=== Instruction ===
Copy from the first line below down to and including the line with "from matplotlib.patches import". Skip the pictures.

=== Supplied material ===
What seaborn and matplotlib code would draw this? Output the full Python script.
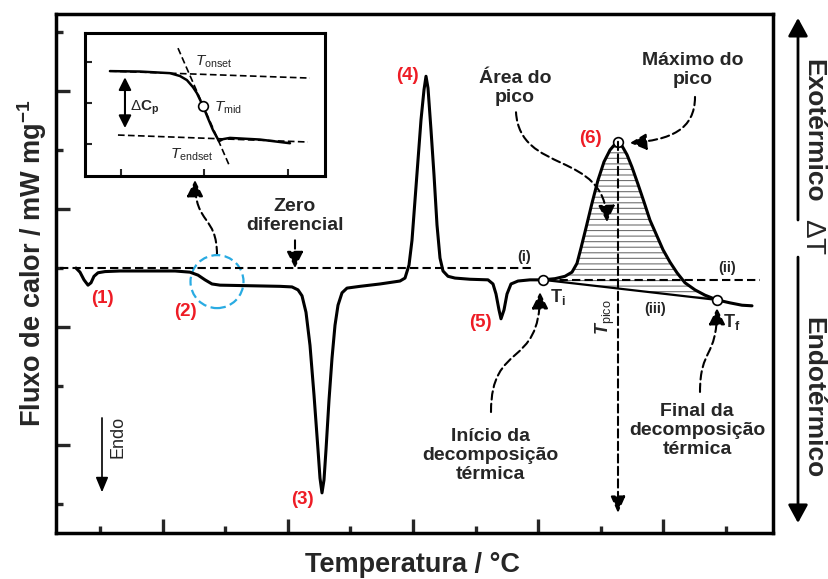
import numpy as np
import matplotlib
matplotlib.use('Agg')
import matplotlib.pyplot as plt
import seaborn as sns
from matplotlib.path import Path
from matplotlib.patches import FancyArrowPatch, Ellipse

# DSC curve (arbitrary temperature / heat-flow units)
temperature = [
    30.4, 33.6, 36.8, 40.0, 42.4, 44.8, 48.0, 53.6, 65.6, 89.6,
    109.6, 121.6, 128.0, 133.6, 139.2, 145.6, 169.6, 193.6, 203.2, 208.0,
    211.2, 214.4, 217.6, 220.8, 224.0, 225.6, 227.2, 228.8, 230.4, 232.8,
    235.2, 237.6, 240.0, 243.2, 247.2, 257.6, 273.6, 289.6, 293.6, 296.8,
    299.2, 301.6, 304.0, 306.4, 308.8, 310.4, 312.0, 314.4, 316.8, 319.2,
    321.6, 324.0, 328.0, 333.6, 345.6, 360.0, 364.0, 366.4, 368.8, 370.4,
    372.8, 375.2, 378.4, 384.0, 393.6, 404.0, 413.6, 421.6, 427.2, 431.2,
    434.4, 438.4, 443.2, 448.0, 452.8, 457.6, 461.6, 464.0, 467.2, 471.2,
    475.2, 480.0, 484.8, 489.6, 494.4, 500.0, 505.6, 511.2, 517.6, 525.6,
    533.6, 543.2, 553.6, 563.2, 571.2]
heat_flow = [
    0.00, -0.07, -0.20, -0.29, -0.25, -0.14, -0.08, -0.06, -0.05, -0.05,
    -0.05, -0.07, -0.12, -0.20, -0.27, -0.29, -0.30, -0.31, -0.32, -0.37,
    -0.47, -0.75, -1.31, -2.15, -3.08, -3.56, -3.81, -3.59, -3.08, -2.24,
    -1.53, -0.97, -0.63, -0.42, -0.34, -0.31, -0.27, -0.22, -0.17, 0.05,
    0.47, 1.15, 1.83, 2.51, 3.02, 3.25, 3.05, 2.34, 1.58, 0.73,
    0.17, -0.05, -0.14, -0.17, -0.19, -0.20, -0.27, -0.44, -0.71, -0.86,
    -0.71, -0.44, -0.27, -0.22, -0.20, -0.20, -0.18, -0.14, -0.07, 0.08,
    0.34, 0.68, 1.10, 1.49, 1.80, 2.00, 2.10, 2.14, 2.07, 1.92,
    1.71, 1.42, 1.12, 0.81, 0.58, 0.31, 0.10, -0.08, -0.25, -0.37,
    -0.46, -0.54, -0.59, -0.63, -0.64]

# characteristic points of the decomposition peak
t_i, flow_i = 404.0, -0.20
t_f, flow_f = 543.2, -0.54
t_pico, flow_pico = 464.0, 2.14

# inset: glass transition step
inset_x = [0.868, 1.228, 1.587, 1.707, 1.790, 1.862, 1.910, 1.982, 2.042, 2.102,
           2.174, 2.222, 2.305, 2.665, 3.024]
inset_y = [2.78, 2.77, 2.73, 2.66, 2.56, 2.39, 2.24, 1.93, 1.63, 1.34,
           1.07, 1.12, 1.15, 1.11, 1.02]
t_mid, flow_mid = 1.982, 1.93
upper_base_x, upper_base_y = [0.868, 3.263], [2.78, 2.61]
lower_base_x, lower_base_y = [0.964, 3.239], [1.22, 1.05]
tangent_x, tangent_y = [1.683, 2.305], [3.34, 0.44]

sns.set_theme(style='ticks')
plt.rcParams['font.family'] = ['Liberation Sans', 'DejaVu Sans']
plt.rcParams['mathtext.fontset'] = 'custom'
plt.rcParams['mathtext.rm'] = 'Liberation Sans'
plt.rcParams['mathtext.it'] = 'Liberation Sans:italic'
plt.rcParams['mathtext.bf'] = 'Liberation Sans:bold'
plt.rcParams['mathtext.sf'] = 'Liberation Sans:italic:bold'
plt.rcParams['hatch.linewidth'] = 0.8

RED = '#ee1c25'
DASH = (0, (4, 2))

fig = plt.figure(figsize=(8.29, 5.79), dpi=100)
ax = fig.add_axes([0.06755, 0.07945, 0.8649, 0.89637])

sns.lineplot(x=temperature, y=heat_flow, sort=False, color='black', lw=2.2, ax=ax)

temp = np.array(temperature)
flow = np.array(heat_flow)
seg = (temp >= t_i) & (temp <= t_f)
base = np.interp(temp[seg], [t_i, t_f], [flow_i, flow_f])
ax.fill_between(temp[seg], flow[seg], base, facecolor='none', edgecolor='#707070',
                hatch='---', linewidth=0)
ax.plot([t_i, t_f], [flow_i, flow_f], color='black', lw=1.6)

# baselines
ax.plot([17.6, 396], [0, 0], color='black', lw=1.5, ls=DASH)
ax.plot([407, 577.6], [flow_i, flow_i], color='black', lw=1.5, ls=DASH)
ax.annotate('', xy=(t_pico, -4.15), xytext=(t_pico, flow_pico),
            arrowprops=dict(arrowstyle='-|>,head_length=0.5,head_width=0.22', mutation_scale=20,
                            color='black', lw=1.5, ls=DASH, shrinkA=0, shrinkB=0))

ax.plot([t_i, t_f, t_pico], [flow_i, flow_f, flow_pico], ls='none', marker='o', ms=7,
        mfc='white', mec='black', mew=1.2)

ax.set_xlim(14.4, 588.0)
ax.set_ylim(-4.49, 4.305)
ax.set_xticks([100, 200, 300, 400, 500])
ax.set_xticks([50, 150, 250, 350, 450, 550], minor=True)
ax.set_yticks([-3, -1, 1, 3])
ax.set_yticks([-4, -2, 0, 2, 4], minor=True)
ax.tick_params(which='both', direction='in', width=2.4, labelbottom=False, labelleft=False,
               top=False, right=False, bottom=True, left=True)
ax.tick_params(which='major', length=10)
ax.tick_params(which='minor', length=5)
for s in ax.spines.values():
    s.set_linewidth(2.5)
    s.set_color('black')

ax.set_xlabel('Temperatura / °C', fontsize=19.5, fontweight='bold')
ax.set_ylabel(r'Fluxo de calor / mW mg$^{\mathbf{-1}}$', fontsize=19.5, fontweight='bold')
ax.xaxis.set_label_coords(0.4965, -0.0617)
ax.xaxis.label.set_va('center')
ax.yaxis.set_label_coords(-0.0335, 0.52)
ax.yaxis.label.set_va('center')

# numbered events
for lbl, x, y in [('(1)', 51.2, -0.51), ('(2)', 117.6, -0.73), ('(3)', 211.2, -3.93),
                  ('(4)', 295.2, 3.27), ('(5)', 353.6, -0.93), ('(6)', 441.6, 2.19)]:
    ax.text(x, y, lbl, color=RED, fontsize=13.5, fontweight='bold', ha='center', va='center')
for lbl, x, y in [('(i)', 388.8, 0.19), ('(ii)', 551.2, 0.0), ('(iii)', 493.6, -0.69)]:
    ax.text(x, y, lbl, fontsize=10.5, fontweight='bold', ha='center', va='center')

ax.text(416, -0.49, r'$\mathbf{T}_{\mathbf{i}}$', fontsize=13, ha='center', va='center')
ax.text(555.2, -0.92, r'$\mathbf{T}_{\mathbf{f}}$', fontsize=13, ha='center', va='center')
ax.text(453.6, -0.83, r'$\mathsf{T}_{\rm pico}$', fontsize=13, rotation=90, ha='center', va='center')

txt = dict(fontsize=14, fontweight='bold', ha='center', va='center', linespacing=1.15)
ax.text(361.6, -3.17, 'Início da\ndecomposição\ntérmica', **txt)
ax.text(527.2, -2.76, 'Final da\ndecomposição\ntérmica', **txt)
ax.text(381.6, 3.05, 'Área do\npico', **txt)
ax.text(524.0, 3.36, 'Máximo do\npico', **txt)
ax.text(205.6, 0.88, 'Zero\ndiferencial', **txt)

ax.text(64, -2.86, 'Endo', fontsize=13, rotation=90, ha='center', va='center')
ax.annotate('', xy=(51.2, -3.80), xytext=(51.2, -2.54),
            arrowprops=dict(arrowstyle='-|>,head_length=0.6,head_width=0.25', mutation_scale=15,
                            color='black', lw=1.2, shrinkA=0, shrinkB=0))

ax.annotate('', xy=(205.6, 0.0), xytext=(205.6, 0.47),
            arrowprops=dict(arrowstyle='-|>,head_length=0.5,head_width=0.25', mutation_scale=20,
                            color='black', lw=1.5, ls=DASH, shrinkA=0, shrinkB=0))


def curved_arrow(pts):
    path = Path(pts, [Path.MOVETO, Path.CURVE4, Path.CURVE4, Path.CURVE4])
    ax.add_patch(FancyArrowPatch(path=path, arrowstyle='-|>,head_length=0.5,head_width=0.25',
                                 mutation_scale=20, color='black', lw=1.5, ls=DASH))


curved_arrow([(362.4, -2.44), (362.4, -1.22), (401.6, -1.73), (401.6, -0.41)])
curved_arrow([(529.6, -2.10), (529.6, -1.35), (543.2, -1.53), (543.2, -0.68)])
curved_arrow([(382.4, 2.64), (385.6, 1.58), (453.6, 2.00), (455.2, 0.78)])
curved_arrow([(525.6, 2.90), (525.6, 2.34), (505.6, 2.17), (473.6, 2.12)])
curved_arrow([(143.2, 0.22), (143.2, 0.90), (125.6, 0.73), (125.6, 1.49)])

ax.add_patch(Ellipse((143.2, -0.23), 42.4, 0.898, fill=False, ec='#29abe2', lw=1.6, ls=DASH))

# right-hand ΔT scale
ax.annotate('', xy=(0.9626, 0.969), xytext=(0.9626, 0.62), xycoords='figure fraction',
            arrowprops=dict(arrowstyle='-|>,head_length=0.55,head_width=0.3', mutation_scale=20,
                            color='black', lw=2, shrinkA=0, shrinkB=0))
ax.annotate('', xy=(0.9626, 0.0967), xytext=(0.9626, 0.556), xycoords='figure fraction',
            arrowprops=dict(arrowstyle='-|>,head_length=0.55,head_width=0.3', mutation_scale=20,
                            color='black', lw=2, shrinkA=0, shrinkB=0))
fig.text(0.9807, 0.774, 'Exotérmico', fontsize=19, fontweight='bold', rotation=270,
         ha='center', va='center')
fig.text(0.9807, 0.591, r'$\Delta$T', fontsize=20, rotation=270, ha='center', va='center')
fig.text(0.9807, 0.314, 'Endotérmico', fontsize=19, fontweight='bold', rotation=270,
         ha='center', va='center')

# inset
axi = fig.add_axes([0.1025, 0.696, 0.2895, 0.247])
axi.set_facecolor('white')
sns.lineplot(x=inset_x, y=inset_y, sort=False, color='black', lw=1.8, ax=axi)
axi.plot(upper_base_x, upper_base_y, color='black', lw=1.2, ls=DASH)
axi.plot(lower_base_x, lower_base_y, color='black', lw=1.2, ls=DASH)
axi.plot(tangent_x, tangent_y, color='black', lw=1.2, ls=DASH)
axi.plot([t_mid], [flow_mid], ls='none', marker='o', ms=7, mfc='white', mec='black', mew=1.2)
axi.annotate('', xy=(1.048, 1.39), xytext=(1.048, 2.63),
             arrowprops=dict(arrowstyle='<|-|>,head_length=0.5,head_width=0.25', mutation_scale=15,
                             color='black', lw=1.5, shrinkA=0, shrinkB=0))
axi.text(1.108, 1.88, r'$\Delta\mathbf{C}_{\mathbf{p}}$', fontsize=11, ha='left', va='center')
axi.text(1.886, 3.0, r'$T_{\rm onset}$', fontsize=11, ha='left', va='center')
axi.text(2.114, 1.88, r'$T_{\rm mid}$', fontsize=11, ha='left', va='center')
axi.text(1.587, 0.73, r'$T_{\rm endset}$', fontsize=11, ha='left', va='center')
axi.set_xlim(0.569, 3.443)
axi.set_ylim(0.22, 3.71)
axi.set_xticks([1, 2, 3])
axi.set_yticks([1, 2, 3])
axi.tick_params(direction='in', length=5, width=1.5, labelbottom=False, labelleft=False,
                top=False, right=False, bottom=True, left=True)
for s in axi.spines.values():
    s.set_linewidth(2.2)
    s.set_color('black')

fig.savefig('out.png', dpi=100)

=== Written answer ===
What seaborn and matplotlib code would draw this? Output the full Python script.
import numpy as np
import matplotlib
matplotlib.use('Agg')
import matplotlib.pyplot as plt
import seaborn as sns
from matplotlib.path import Path
from matplotlib.patches import FancyArrowPatch, Ellipse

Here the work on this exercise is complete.